American Attitudes Toward Russia

(OpEdNews.com, April 7, 2009)

By William Dunkerley

They love Russia. They love Russia not. They love Russia. They love Russia not. American attitudes toward Russia have gone back and forth for decades. Sometimes most people have favorable views, sometimes unfavorable. But unlike simply plucking pedals from a daisy, these vacillations actually can be correlated with geopolitical and other events in the world.

For instance, in the wake of Russian cooperative overtures following 9/11, fully two-thirds of Americans were expressing favorable or very favorable views of Russia. Earlier, however, as the Kosovo war was unfolding, it was a different story. CNN was reporting, "Yeltsin warns of possible world war over Kosovo." Only a third of Americans liked Russia then.

My source for these statistics is a series of Gallup polls that have tracked attitudes from the Soviet period to the present. Did you know that way back in 1954, only 5 percent of Americans had a favorable view of the Soviet Union? It's true. But by the early '90s, two-thirds felt favorably of the Soviet state. Those were the optimistic days of perestroika and Glasnost.

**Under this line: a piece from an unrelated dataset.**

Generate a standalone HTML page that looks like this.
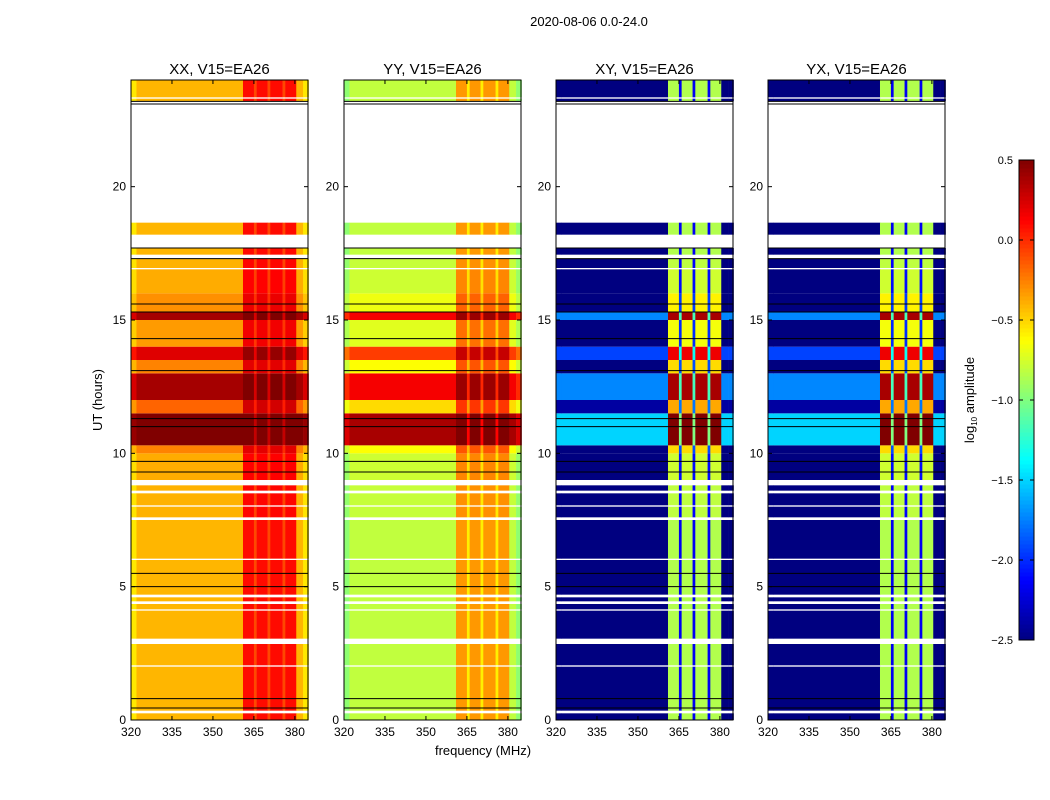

Indicative of how rapidly attitudes change, though, is the response to the August 19, 1991 hardliner attempted coup against Soviet president Mikhail Gorbachev. Beforehand, in an August 8-11 poll, attitudes were riding high. Sixty-six percent of Americans had a favorable view at that time. But by that fateful August 19 day, the number plunged 30 points to just 36 percent! In less than a week, the number rebounded to 60 percent, however.

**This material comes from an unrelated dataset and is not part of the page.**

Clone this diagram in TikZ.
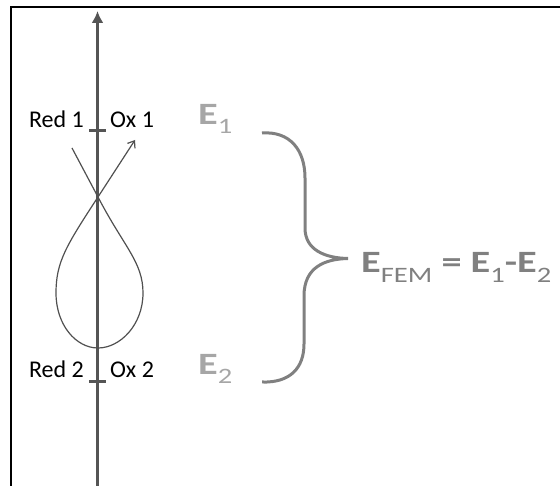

Geopolitical events certainly are powerful influencers of American opinions, and not only toward Russia. At the time of the Iraq invasion in 2003, the number of Americans with positive attitudes toward Russia dropped to 41 percent from a level of 63 percent in the previous year, a loss of 22 points. For that same period, the number of Americans with positive views of Germany fell 22 points, too. For France, it was a drop of 25 points. Great Britain suffered only a 3-point drop.

It's easier to picture these up and down attitudinal swings by looking at them graphically. Thus, I've prepared a bar chart that you can see by clicking here. It shows the dates of the Gallup polls and the percentage of Americans reporting positive attitudes. I've also annotated the chart by suggesting events that may have been influential at times when opinions changed.

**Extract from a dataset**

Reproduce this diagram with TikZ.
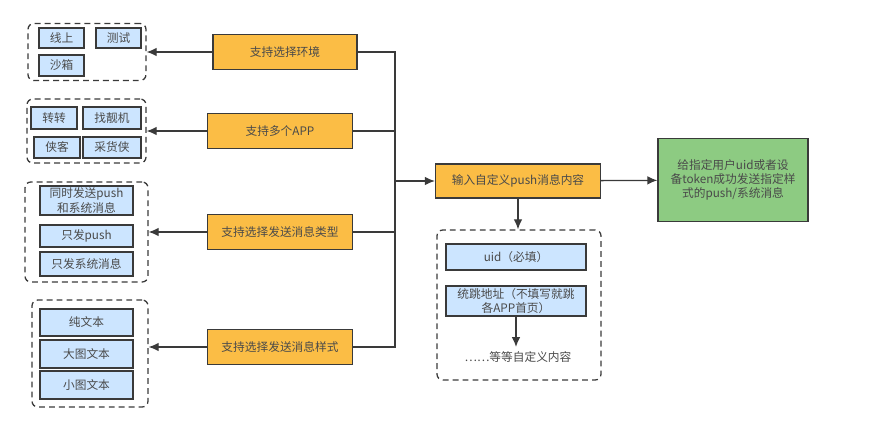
\documentclass[tikz,border=0pt]{standalone}
\usepackage{fontspec}
\setmainfont{Noto Sans CJK SC}
\usetikzlibrary{arrows.meta}
\definecolor{boxorange}{HTML}{FBBD45}
\definecolor{boxblue}{HTML}{CCE5FF}
\definecolor{boxgreen}{HTML}{8DCB82}
\definecolor{edge}{HTML}{3A3A3A}
\definecolor{ink}{HTML}{4A4A4A}

\begin{document}
\begin{tikzpicture}[x=0.03cm, y=-0.03cm, >={Latex[length=3mm,width=2.6mm]},
    line width=1.1pt, draw=edge, text=ink,
    font=\fontsize{10}{12}\selectfont,
    opt/.style = {draw=edge, fill=boxorange, minimum width=4.35cm, minimum height=1.05cm},
    item/.style = {draw=edge, fill=boxblue, inner sep=0pt, align=center},
    group/.style = {draw=edge, dash pattern=on 5pt off 3.5pt, rounded corners=5pt},
    result/.style = {draw=edge, fill=boxgreen, align=center, minimum width=4.5cm, minimum height=2.5cm}]
    \useasboundingbox (0,0) rectangle (870,424);

    % orange options
    \node[opt, minimum width=4.32cm] (env) at (285,52) {支持选择环境};
    \node[opt] (app) at (280,131) {支持多个APP};
    \node[opt] (type) at (280,232) {支持选择发送消息类型};
    \node[opt] (style) at (280,347) {支持选择发送消息样式};
    \node[opt, minimum width=4.95cm, minimum height=1.02cm] (input) at (518,181) {输入自定义push消息内容};
    \node[result] (send) at (733,180) {给指定用户uid或者设\\备token成功发送指定样\\式的push/系统消息};

    % dashed groups
    \node[group, minimum width=3.54cm, minimum height=1.71cm] (envs) at (87,52) {};
    \node[group, minimum width=3.57cm, minimum height=1.92cm] (apps) at (86.5,131) {};
    \node[group, minimum width=3.69cm, minimum height=3cm] (types) at (86.5,232) {};
    \node[group, minimum width=3.48cm, minimum height=3.21cm] (styles) at (90,353.5) {};
    \node[group, minimum width=4.92cm, minimum height=4.5cm] (fields) at (519,305) {};

    % blue items
    \node[item, minimum width=1.35cm, minimum height=0.6cm] (online) at (61.5,38) {线上};
    \node[item, minimum width=1.35cm, minimum height=0.6cm] (test) at (118.5,38) {测试};
    \node[item, minimum width=1.35cm, minimum height=0.63cm] (sandbox) at (61.5,65.5) {沙箱};
    \node[item, minimum width=1.38cm, minimum height=0.66cm] (zz) at (54,118) {转转};
    \node[item, minimum width=1.74cm, minimum height=0.66cm] (zlj) at (112,118) {找靓机};
    \node[item, minimum width=1.38cm, minimum height=0.63cm] (xk) at (57,147.5) {侠客};
    \node[item, minimum width=1.74cm, minimum height=0.63cm] (chx) at (112,147.5) {采货侠};
    \node[item, minimum width=2.79cm, minimum height=0.87cm] (both) at (86.5,200.5) {同时发送push\\和系统消息};
    \node[item, minimum width=2.79cm, minimum height=0.66cm] (pushonly) at (86.5,236) {只发push};
    \node[item, minimum width=2.79cm, minimum height=0.72cm] (sysonly) at (86.5,264) {只发系统消息};
    \node[item, minimum width=2.79cm, minimum height=0.81cm] (plain) at (86.5,322.5) {纯文本};
    \node[item, minimum width=2.79cm, minimum height=0.84cm] (bigimg) at (86.5,354) {大图文本};
    \node[item, minimum width=2.79cm, minimum height=0.84cm] (smallimg) at (86.5,385) {小图文本};
    \node[item, minimum width=4.2cm, minimum height=0.78cm] (uid) at (516,257) {uid（必填）};
    \node[item, minimum width=4.2cm, minimum height=0.9cm] (jump) at (516,301) {统跳地址（不填写就跳\\各APP首页）};
    \node (more) at (518,357) {……等等自定义内容};

    % bus
    \coordinate (top) at (395,52);
    \coordinate (bottom) at (395,347);
    \coordinate (mid) at (395,181);
    \draw (env) -- (top) -- (bottom) -- (style);
    \draw (app) -- (app -| top);
    \draw (type) -- (type -| top);

    \draw[->] (env) -- (envs);
    \draw[->] (app) -- (apps);
    \draw[->] (type) -- (types);
    \draw[->] (style) -- (styles.east |- style);
    \draw[->] (mid) -- (input);
    \draw[->] (input) -- (send);
    \draw[->] (input.south) -- (input.south |- fields.north);
    \draw[->] (jump.south) -- (jump.south |- more.north);
\end{tikzpicture}
\end{document}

In addition to geopolitical influencers, there is apparently another significant type of influencer: organized PR campaigns that convey negative perspectives on Russia

For instance, when then Russian President Vladimir Putin was in the process of separating media mogul Vladimir Gusinsky from his media empire, Gusinsky waged a hearty PR campaign against Putin, alleging that it was press freedom itself, not merely Gusinsky, which was being acted against. The allegations were baseless since, at the time, Russia provided no legal basis for the emergence of a free press, i.e., one free to serve unencumbered the needs and interests of the people. (Tax laws stood in the way.) Nonetheless, Western media reports were replete with Gusinsky's side of the story. All that attention seems to have suppressed positive views of Russia for at least 10 percent of Americans during that whole period.

More recently, PR campaigns appear to have reduced the percentage of Americans sporting positive views from about 60 percent in February 2006, to just 40 percent in February of this year. The intervening campaigns dealt with contentious themes such as the deaths of journalist Anna Politkovskaya and reputed spy Alexander Litvinenko, alleged use of energy as a weapon, and the initiation of the Georgian war.

Are there demographic factors that differentiate those with favorable opinions from those with unfavorable ones? I asked Gallup, but they were unable to offer a breakdown. However, I did come across a Pew Research Center study from 2007 on American attitudes toward Russia. This was just a one-shot survey, unlike Gallup's long-running series of polls. However, Pew was able to supply me with age data. They indicate that twice the percentage of Americans over 50 have unfavorable attitudes toward Russia as those under 30. That's quite a difference.

There's a message in all this for political leaders in both the United States and Russia as they move further toward rapprochement in bilateral relations. It is that American public opinion about Russia is not stuck on negative. It is malleable.

Constructive and cooperative engagement can move things in one direction. But, when political tones turn threatening, or when deliberately disparaging and misleading PR campaigns are waged, things can go quickly in another direction. One is positive, the other negative. Both words and deeds will be impactful. It will be interesting to see what choices are made by the respective leaders of the two nations.